VC Magazin: Was sind aus Ihrer Sicht bei den Rahmenbedingungen hierzulande der größte Pluspunkt und das größte Manko für junge Unternehmen?
Kirschner: Die Frühphasenfinanzierung in Deutschland ist schwach, es gibt aber auch positive Beispiele wie den High-Tech Gründerfonds, über den viele junge Unternehmen eine Finanzierung erhalten. Eine breitere Frühphasenfinanzierung würde vielen jungen Unternehmen aus den Startlöchern helfen. Das Förderwesen nehmen wir als sehr undurchsichtig wahr. Viele Unternehmen scheuen eine zeitintensive Recherche. Hier muss nachgebessert werden, damit die Förderung auch bei den jungen Unternehmen ankommen kann.

VC Magazin: Gibt es (Internet-)Unternehmer, die Sie als Vorbilder oder Idole sehen?
Kirschner: Es gibt eine ganze Reihe Unternehmer, die mich begeistert haben. Carl-Heinrich Schmid hat mich mit seiner großen Disziplin und seinem Pragmatismus begeistert. Ich durfte ihn im Rahmen des Weconomy-Wochenendes kennenlernen. Günter Faltins Buch „Kopf schlägt Kapital“ und die damit verbundene Idee der Komponenten-Gründung hat mich besonders in meiner Anfangszeit motiviert. Ich empfehle dieses Buch vielen Gründern weiter.

VC Magazin: Welche drei bis fünf Apps für Smartphones sind die wichtigsten Helferlein in Ihrem Alltag?
Kirschner: Flinc selbst – ich lege ca. 90% meiner Wege mit unserem Service zurück. Außerdem sehe ich so, wo meine Kontakte unterwegs sind. Außerdem Mail – ich bin gerne auf dem aktuellen Stand. Kurze Antworten erledige ich direkt über das Smartphone. Mit Feedly verwalte ich meine Alerts, lese den Blog von Seth Godin, A VC, Make und Fresh Home. Außerdem nutze ich den DB Navigator. Auf langen Strecken fahre ich gerne Bahn. Der Navigator bietet eine schnelle Übersicht auch von unterwegs.

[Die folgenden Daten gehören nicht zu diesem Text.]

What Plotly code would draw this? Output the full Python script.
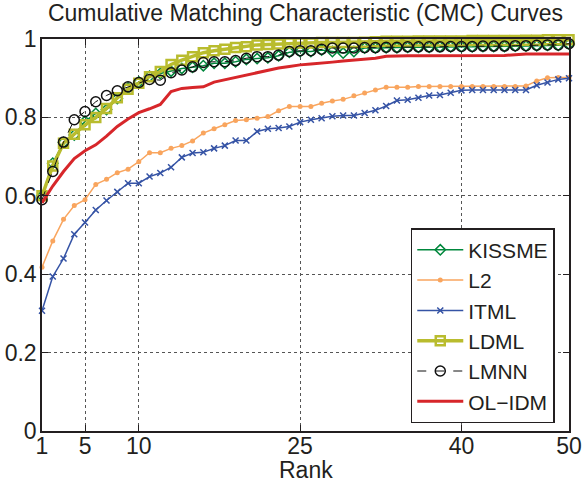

VC Magazin: Wie sehen die mittelfristigen Planungen für Ihr Start-up und Ihre unternehmerische Zukunft aus?
Kirschner: Wir haben mit flinc in den vergangenen zwölf Monaten aufgezeigt, dass unser Service funktioniert. Viele Menschen sind gemeinsam mit flinc unterwegs, auf ihrem täglichen Arbeitsweg, aber auch auf langen Strecken wie von Frankfurt nach Berlin. Die Unternehmenslösung wird gut angenommen, wir können der Markterschließung, auch im Ausland, also positiv entgegenblicken. Es gibt viele Ideen für die Zukunft, zunächst konzentrieren wir uns darauf, das Feedback der Nutzer auf flinc 2.0 zu implementieren und unsere bestehenden Unternehmenskunden zu betreuen und den Markt auf voller Breite zu erschließen.

 

VC Magazin: Danke für das Interview.

Die Fragen stellte Torsten Paßmann.

 

Zum Gesprächspartner:

Benjamin Kirschner hat die flinc AG (https://flinc.org) im Mai 2010 mitgegründet und leitet das Business Development-Team. Das Social Mobility Network flinc vermittelt Fahrten und Mitfahrten automatisch und von Tür zu Tür. Seit einigen Monaten bietet flinc auch eine Lösung für Unternehmen an, um die Mobilität ihrer Mitarbeiter flexibel, sicher und nutzerfreundlich zu gestalten.